Stated goal: Pictures stay out of the copy; set down each line of the listing below exactly.

Collected data:
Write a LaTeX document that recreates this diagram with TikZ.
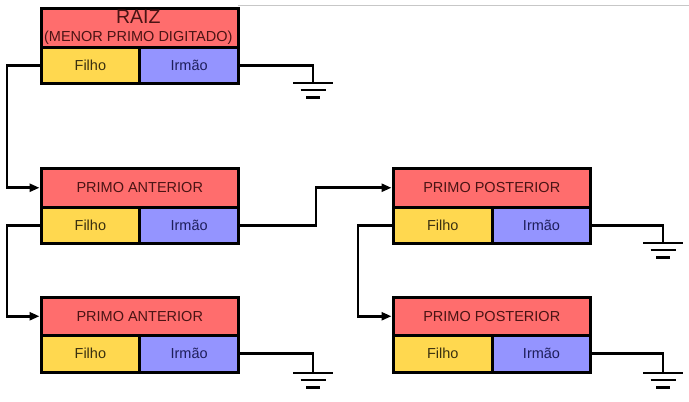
\documentclass[tikz,border=0pt]{standalone}
\usepackage{fontspec}
\setmainfont{Liberation Sans}
\usetikzlibrary{arrows.meta}
\definecolor{cred}{HTML}{FF6D6D}
\definecolor{cyel}{HTML}{FFD84F}
\definecolor{cblu}{HTML}{9494FF}
\definecolor{tred}{HTML}{4A1414}
\definecolor{tyel}{HTML}{3A3010}
\definecolor{tblu}{HTML}{1E1E5A}
\begin{document}
\begin{tikzpicture}[x=1pt,y=-1pt,
  cell/.style={draw=black, line width=3pt, rectangle, inner sep=0pt, anchor=north west,
    font=\fontsize{14.5}{16}\selectfont},
  headcell/.style={cell, fill=cred, text=tred, minimum width=197.5pt},
  filhocell/.style={cell, fill=cyel, text=tyel},
  irmaocell/.style={cell, fill=cblu, text=tblu},
  wire/.style={line width=2.8pt, line join=miter},
  arr/.style={wire, -{Triangle[length=10pt,width=8pt]}},
  groundbar/.style={line width=2.8pt},
  ground/.pic={\draw[groundbar] (-20,0) -- (20,0) (-12.5,7) -- (12.5,7) (-7,14.5) -- (7,14.5);}
]
\useasboundingbox (0,0) rectangle (689,402);
\fill[white] (0,0) rectangle (689,402);
\draw[black!22, line width=1pt] (238,5) -- (689,5);

% root
\node[headcell, minimum height=39.5pt] (rt) at (39.5,6.5) {};
\node[text=tred, anchor=base, inner sep=0pt, font=\fontsize{19.5}{20}\selectfont] (rtitle) at (138.25,23.3) {RAIZ};
\node[text=tred, anchor=base, inner sep=0pt, font=\fontsize{14.5}{16}\selectfont] (rsub) at (138.25,41) {(MENOR PRIMO DIGITADO)};
\node[filhocell, minimum width=98.75pt, minimum height=36pt] (rf) at (39.5,46) {Filho};
\node[irmaocell, minimum width=98.75pt, minimum height=36pt] (ri) at (138.25,46) {Irmão};

% primo anterior 1
\node[headcell, minimum height=38.5pt] (a1t) at (39.5,167) {PRIMO ANTERIOR};
\node[filhocell, minimum width=98.75pt, minimum height=36.5pt] (a1f) at (39.5,205.5) {Filho};
\node[irmaocell, minimum width=98.75pt, minimum height=36.5pt] (a1i) at (138.25,205.5) {Irmão};

% primo anterior 2
\node[headcell, minimum height=37.5pt] (a2t) at (39.5,296) {PRIMO ANTERIOR};
\node[filhocell, minimum width=98.75pt, minimum height=37.5pt] (a2f) at (39.5,333.5) {Filho};
\node[irmaocell, minimum width=98.75pt, minimum height=37.5pt] (a2i) at (138.25,333.5) {Irmão};

% primo posterior 1
\node[headcell, minimum height=38.5pt] (p1t) at (391.5,167) {PRIMO POSTERIOR};
\node[filhocell, minimum width=99.5pt, minimum height=36.5pt] (p1f) at (391.5,205.5) {Filho};
\node[irmaocell, minimum width=98pt, minimum height=36.5pt] (p1i) at (491,205.5) {Irmão};

% primo posterior 2
\node[headcell, minimum height=37.5pt] (p2t) at (391.5,296) {PRIMO POSTERIOR};
\node[filhocell, minimum width=99.5pt, minimum height=37.5pt] (p2f) at (391.5,333.5) {Filho};
\node[irmaocell, minimum width=98pt, minimum height=37.5pt] (p2i) at (491,333.5) {Irmão};

% connectors
\draw[arr] (rf.west) -- ++(-32.5,0) |- (a1t.west);
\draw[arr] (a1f.west) -- ++(-32.5,0) |- (a2t.west);
\draw[arr] (a1i.east) -- ++(76,0) |- (p1t.west);
\draw[arr] (p1f.west) -- ++(-33.5,0) |- (p2t.west);

% grounds
\coordinate (g0) at (313,83);
\coordinate (g1) at (663,243);
\coordinate (g2) at (313,373);
\coordinate (g3) at (663,373);
\draw[wire] (ri.east) -| (g0);
\draw[wire] (p1i.east) -| (g1);
\draw[wire] (a2i.east) -| (g2);
\draw[wire] (p2i.east) -| (g3);
\pic at (g0) {ground};
\pic at (g1) {ground};
\pic at (g2) {ground};
\pic at (g3) {ground};
\end{tikzpicture}
\end{document}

Reply to the task:
Write a LaTeX document that recreates this diagram with TikZ.
\documentclass[tikz,border=0pt]{standalone}
\usepackage{fontspec}
\setmainfont{Liberation Sans}
\usetikzlibrary{arrows.meta}
\definecolor{cred}{HTML}{FF6D6D}
\definecolor{cyel}{HTML}{FFD84F}
\definecolor{cblu}{HTML}{9494FF}
\definecolor{tred}{HTML}{4A1414}
\definecolor{tyel}{HTML}{3A3010}
\definecolor{tblu}{HTML}{1E1E5A}
\begin{document}
\begin{tikzpicture}[x=1pt,y=-1pt,
  cell/.style={draw=black, line width=3pt, rectangle, inner sep=0pt, anchor=north west,
    font=\fontsize{14.5}{16}\selectfont},
  headcell/.style={cell, fill=cred, text=tred, minimum width=197.5pt},
  filhocell/.style={cell, fill=cyel, text=tyel},
  irmaocell/.style={cell, fill=cblu, text=tblu},
  wire/.style={line width=2.8pt, line join=miter},
  arr/.style={wire, -{Triangle[length=10pt,width=8pt]}},
  groundbar/.style={line width=2.8pt},
  ground/.pic={\draw[groundbar] (-20,0) -- (20,0) (-12.5,7) -- (12.5,7) (-7,14.5) -- (7,14.5);}
]
\useasboundingbox (0,0) rectangle (689,402);
\fill[white] (0,0) rectangle (689,402);
\draw[black!22, line width=1pt] (238,5) -- (689,5);

% root
\node[headcell, minimum height=39.5pt] (rt) at (39.5,6.5) {};
\node[text=tred, anchor=base, inner sep=0pt, font=\fontsize{19.5}{20}\selectfont] (rtitle) at (138.25,23.3) {RAIZ};
\node[text=tred, anchor=base, inner sep=0pt, font=\fontsize{14.5}{16}\selectfont] (rsub) at (138.25,41) {(MENOR PRIMO DIGITADO)};
\node[filhocell, minimum width=98.75pt, minimum height=36pt] (rf) at (39.5,46) {Filho};
\node[irmaocell, minimum width=98.75pt, minimum height=36pt] (ri) at (138.25,46) {Irmão};

% primo anterior 1
\node[headcell, minimum height=38.5pt] (a1t) at (39.5,167) {PRIMO ANTERIOR};
\node[filhocell, minimum width=98.75pt, minimum height=36.5pt] (a1f) at (39.5,205.5) {Filho};
\node[irmaocell, minimum width=98.75pt, minimum height=36.5pt] (a1i) at (138.25,205.5) {Irmão};

% primo anterior 2
\node[headcell, minimum height=37.5pt] (a2t) at (39.5,296) {PRIMO ANTERIOR};
\node[filhocell, minimum width=98.75pt, minimum height=37.5pt] (a2f) at (39.5,333.5) {Filho};
\node[irmaocell, minimum width=98.75pt, minimum height=37.5pt] (a2i) at (138.25,333.5) {Irmão};

% primo posterior 1
\node[headcell, minimum height=38.5pt] (p1t) at (391.5,167) {PRIMO POSTERIOR};
\node[filhocell, minimum width=99.5pt, minimum height=36.5pt] (p1f) at (391.5,205.5) {Filho};
\node[irmaocell, minimum width=98pt, minimum height=36.5pt] (p1i) at (491,205.5) {Irmão};

% primo posterior 2
\node[headcell, minimum height=37.5pt] (p2t) at (391.5,296) {PRIMO POSTERIOR};
\node[filhocell, minimum width=99.5pt, minimum height=37.5pt] (p2f) at (391.5,333.5) {Filho};
\node[irmaocell, minimum width=98pt, minimum height=37.5pt] (p2i) at (491,333.5) {Irmão};

% connectors
\draw[arr] (rf.west) -- ++(-32.5,0) |- (a1t.west);
\draw[arr] (a1f.west) -- ++(-32.5,0) |- (a2t.west);
\draw[arr] (a1i.east) -- ++(76,0) |- (p1t.west);
\draw[arr] (p1f.west) -- ++(-33.5,0) |- (p2t.west);

% grounds
\coordinate (g0) at (313,83);
\coordinate (g1) at (663,243);
\coordinate (g2) at (313,373);
\coordinate (g3) at (663,373);
\draw[wire] (ri.east) -| (g0);
\draw[wire] (p1i.east) -| (g1);
\draw[wire] (a2i.east) -| (g2);
\draw[wire] (p2i.east) -| (g3);
\pic at (g0) {ground};
\pic at (g1) {ground};
\pic at (g2) {ground};
\pic at (g3) {ground};
\end{tikzpicture}
\end{document}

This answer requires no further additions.